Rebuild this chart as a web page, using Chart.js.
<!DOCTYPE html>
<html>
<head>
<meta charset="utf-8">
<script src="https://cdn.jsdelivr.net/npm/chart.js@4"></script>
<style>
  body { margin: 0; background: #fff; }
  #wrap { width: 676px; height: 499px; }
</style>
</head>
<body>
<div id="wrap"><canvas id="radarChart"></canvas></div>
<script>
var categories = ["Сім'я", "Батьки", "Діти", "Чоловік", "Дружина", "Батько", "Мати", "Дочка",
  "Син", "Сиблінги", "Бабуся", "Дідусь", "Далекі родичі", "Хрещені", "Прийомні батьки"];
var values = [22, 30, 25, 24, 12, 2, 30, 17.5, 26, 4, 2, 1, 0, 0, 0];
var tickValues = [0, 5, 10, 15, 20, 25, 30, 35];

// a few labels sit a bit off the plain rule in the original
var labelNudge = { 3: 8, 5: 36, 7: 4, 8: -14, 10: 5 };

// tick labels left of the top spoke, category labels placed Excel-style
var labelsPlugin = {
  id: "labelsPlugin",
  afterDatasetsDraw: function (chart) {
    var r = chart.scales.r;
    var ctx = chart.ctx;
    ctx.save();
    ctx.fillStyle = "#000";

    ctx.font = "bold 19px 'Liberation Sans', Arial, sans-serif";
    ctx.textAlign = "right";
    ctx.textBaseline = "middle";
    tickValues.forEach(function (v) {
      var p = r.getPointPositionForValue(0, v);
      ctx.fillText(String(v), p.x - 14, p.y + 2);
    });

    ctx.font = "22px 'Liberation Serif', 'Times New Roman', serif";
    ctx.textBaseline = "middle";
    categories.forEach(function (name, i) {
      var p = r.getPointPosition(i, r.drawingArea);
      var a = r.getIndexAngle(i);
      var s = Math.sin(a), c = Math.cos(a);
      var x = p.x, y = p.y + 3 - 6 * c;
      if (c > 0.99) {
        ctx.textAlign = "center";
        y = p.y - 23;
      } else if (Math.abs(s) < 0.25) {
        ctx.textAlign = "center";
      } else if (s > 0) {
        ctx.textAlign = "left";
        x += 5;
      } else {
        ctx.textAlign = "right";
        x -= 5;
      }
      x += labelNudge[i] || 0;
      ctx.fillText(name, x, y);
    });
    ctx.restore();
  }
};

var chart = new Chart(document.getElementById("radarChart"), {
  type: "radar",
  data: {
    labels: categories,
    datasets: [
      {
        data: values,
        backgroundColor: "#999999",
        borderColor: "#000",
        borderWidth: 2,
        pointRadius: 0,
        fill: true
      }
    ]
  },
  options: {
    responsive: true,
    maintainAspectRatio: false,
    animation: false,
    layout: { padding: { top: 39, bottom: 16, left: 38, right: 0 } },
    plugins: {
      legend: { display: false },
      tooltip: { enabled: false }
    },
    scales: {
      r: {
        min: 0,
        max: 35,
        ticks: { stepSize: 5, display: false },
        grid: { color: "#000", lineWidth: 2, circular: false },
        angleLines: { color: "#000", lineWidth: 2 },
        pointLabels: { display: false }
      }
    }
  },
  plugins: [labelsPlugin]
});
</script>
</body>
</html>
* * *
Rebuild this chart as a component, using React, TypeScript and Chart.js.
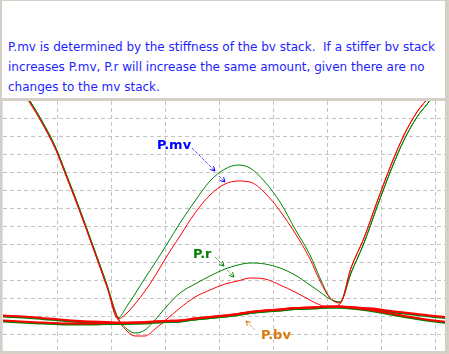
---
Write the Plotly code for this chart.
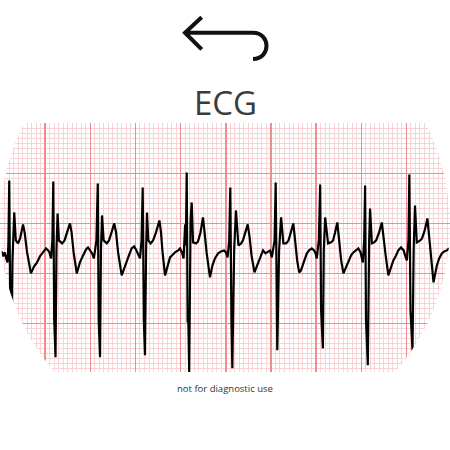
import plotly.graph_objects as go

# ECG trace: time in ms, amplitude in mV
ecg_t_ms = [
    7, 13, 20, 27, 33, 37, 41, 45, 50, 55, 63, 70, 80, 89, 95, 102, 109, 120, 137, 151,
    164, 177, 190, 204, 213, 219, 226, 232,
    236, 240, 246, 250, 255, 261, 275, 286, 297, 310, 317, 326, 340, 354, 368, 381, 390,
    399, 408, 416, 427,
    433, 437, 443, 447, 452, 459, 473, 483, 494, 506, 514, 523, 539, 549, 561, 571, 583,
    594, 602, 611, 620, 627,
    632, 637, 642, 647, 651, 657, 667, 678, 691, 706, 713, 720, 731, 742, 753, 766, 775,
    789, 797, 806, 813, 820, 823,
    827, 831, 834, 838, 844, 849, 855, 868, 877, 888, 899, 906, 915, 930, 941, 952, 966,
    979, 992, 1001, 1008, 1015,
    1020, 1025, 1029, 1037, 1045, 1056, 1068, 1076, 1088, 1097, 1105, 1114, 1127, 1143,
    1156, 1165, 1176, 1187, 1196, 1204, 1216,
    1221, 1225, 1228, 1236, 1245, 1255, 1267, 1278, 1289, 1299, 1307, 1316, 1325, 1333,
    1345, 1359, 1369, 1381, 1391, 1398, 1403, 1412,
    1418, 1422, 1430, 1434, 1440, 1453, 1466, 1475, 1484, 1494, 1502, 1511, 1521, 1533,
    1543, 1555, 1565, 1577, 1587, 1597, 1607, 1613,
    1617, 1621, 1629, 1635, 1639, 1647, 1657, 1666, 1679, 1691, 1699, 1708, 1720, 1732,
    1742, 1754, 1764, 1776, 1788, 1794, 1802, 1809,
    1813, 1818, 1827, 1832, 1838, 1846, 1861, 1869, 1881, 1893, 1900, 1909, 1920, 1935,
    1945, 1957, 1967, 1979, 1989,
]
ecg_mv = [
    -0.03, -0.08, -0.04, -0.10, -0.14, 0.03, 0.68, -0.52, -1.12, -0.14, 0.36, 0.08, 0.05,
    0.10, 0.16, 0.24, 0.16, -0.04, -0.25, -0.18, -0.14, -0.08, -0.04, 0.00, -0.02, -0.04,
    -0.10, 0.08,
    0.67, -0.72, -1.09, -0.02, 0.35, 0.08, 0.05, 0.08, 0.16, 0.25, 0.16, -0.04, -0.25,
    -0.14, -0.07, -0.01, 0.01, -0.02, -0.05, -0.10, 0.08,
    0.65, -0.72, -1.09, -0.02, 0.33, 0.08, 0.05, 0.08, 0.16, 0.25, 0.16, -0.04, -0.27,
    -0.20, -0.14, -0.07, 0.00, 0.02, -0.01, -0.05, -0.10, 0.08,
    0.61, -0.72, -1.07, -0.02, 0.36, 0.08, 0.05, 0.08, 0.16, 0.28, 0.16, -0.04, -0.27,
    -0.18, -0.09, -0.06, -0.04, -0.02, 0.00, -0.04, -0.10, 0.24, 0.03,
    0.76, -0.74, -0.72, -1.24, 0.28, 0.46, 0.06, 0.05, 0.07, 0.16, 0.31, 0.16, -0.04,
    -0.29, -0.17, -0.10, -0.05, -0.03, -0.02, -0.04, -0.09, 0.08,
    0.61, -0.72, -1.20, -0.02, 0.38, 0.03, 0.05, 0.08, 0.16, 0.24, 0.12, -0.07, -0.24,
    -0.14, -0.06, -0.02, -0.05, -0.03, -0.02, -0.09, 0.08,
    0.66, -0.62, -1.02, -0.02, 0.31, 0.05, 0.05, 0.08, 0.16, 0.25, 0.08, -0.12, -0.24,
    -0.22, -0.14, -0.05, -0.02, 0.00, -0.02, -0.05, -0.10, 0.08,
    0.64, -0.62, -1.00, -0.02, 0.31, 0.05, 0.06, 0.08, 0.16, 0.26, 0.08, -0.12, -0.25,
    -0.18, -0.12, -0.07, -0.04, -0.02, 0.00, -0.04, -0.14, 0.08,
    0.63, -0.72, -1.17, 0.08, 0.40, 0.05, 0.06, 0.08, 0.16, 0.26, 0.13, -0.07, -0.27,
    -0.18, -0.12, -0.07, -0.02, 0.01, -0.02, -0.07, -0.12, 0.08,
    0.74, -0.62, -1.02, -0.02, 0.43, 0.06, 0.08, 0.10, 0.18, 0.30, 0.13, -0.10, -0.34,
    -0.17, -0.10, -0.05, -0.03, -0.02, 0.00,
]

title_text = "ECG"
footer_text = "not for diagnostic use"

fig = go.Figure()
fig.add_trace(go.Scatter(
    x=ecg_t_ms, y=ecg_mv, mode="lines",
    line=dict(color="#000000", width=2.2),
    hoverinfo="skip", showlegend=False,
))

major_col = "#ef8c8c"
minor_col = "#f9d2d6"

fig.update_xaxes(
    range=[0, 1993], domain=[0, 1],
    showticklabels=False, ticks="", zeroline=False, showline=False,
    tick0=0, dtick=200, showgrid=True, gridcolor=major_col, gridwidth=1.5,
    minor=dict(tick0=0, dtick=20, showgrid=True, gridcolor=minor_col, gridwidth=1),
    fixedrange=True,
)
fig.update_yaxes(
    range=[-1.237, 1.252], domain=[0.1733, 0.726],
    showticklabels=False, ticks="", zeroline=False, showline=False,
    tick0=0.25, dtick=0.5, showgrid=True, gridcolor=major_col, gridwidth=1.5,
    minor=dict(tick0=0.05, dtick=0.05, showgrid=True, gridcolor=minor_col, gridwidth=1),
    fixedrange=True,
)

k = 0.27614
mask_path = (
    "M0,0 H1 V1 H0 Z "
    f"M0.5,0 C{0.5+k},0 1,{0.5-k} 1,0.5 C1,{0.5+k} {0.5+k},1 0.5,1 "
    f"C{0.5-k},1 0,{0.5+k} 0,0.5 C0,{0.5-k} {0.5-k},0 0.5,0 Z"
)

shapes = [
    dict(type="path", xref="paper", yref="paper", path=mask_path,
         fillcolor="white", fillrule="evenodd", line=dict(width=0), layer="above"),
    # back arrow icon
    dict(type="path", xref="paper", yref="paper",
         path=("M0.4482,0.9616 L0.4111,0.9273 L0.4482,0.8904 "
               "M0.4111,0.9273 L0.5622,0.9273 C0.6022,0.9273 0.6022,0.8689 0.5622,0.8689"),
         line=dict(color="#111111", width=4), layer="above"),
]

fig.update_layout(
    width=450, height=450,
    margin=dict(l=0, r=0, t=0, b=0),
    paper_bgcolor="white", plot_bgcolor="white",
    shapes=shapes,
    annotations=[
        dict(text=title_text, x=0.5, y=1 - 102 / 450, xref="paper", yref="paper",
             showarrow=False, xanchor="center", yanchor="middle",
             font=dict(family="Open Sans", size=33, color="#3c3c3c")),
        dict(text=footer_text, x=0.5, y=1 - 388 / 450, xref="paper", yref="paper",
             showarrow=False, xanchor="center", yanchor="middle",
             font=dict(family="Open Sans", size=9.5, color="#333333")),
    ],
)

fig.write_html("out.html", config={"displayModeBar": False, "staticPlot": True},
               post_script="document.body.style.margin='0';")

[Goal]: Without the pictures, give again exactly the lines above starting at the line containing "Write the Plotly code for this chart." and ending at the line containing "import plotly.graph_objects as go".

[Exercise solution]:
Write the Plotly code for this chart.
import plotly.graph_objects as go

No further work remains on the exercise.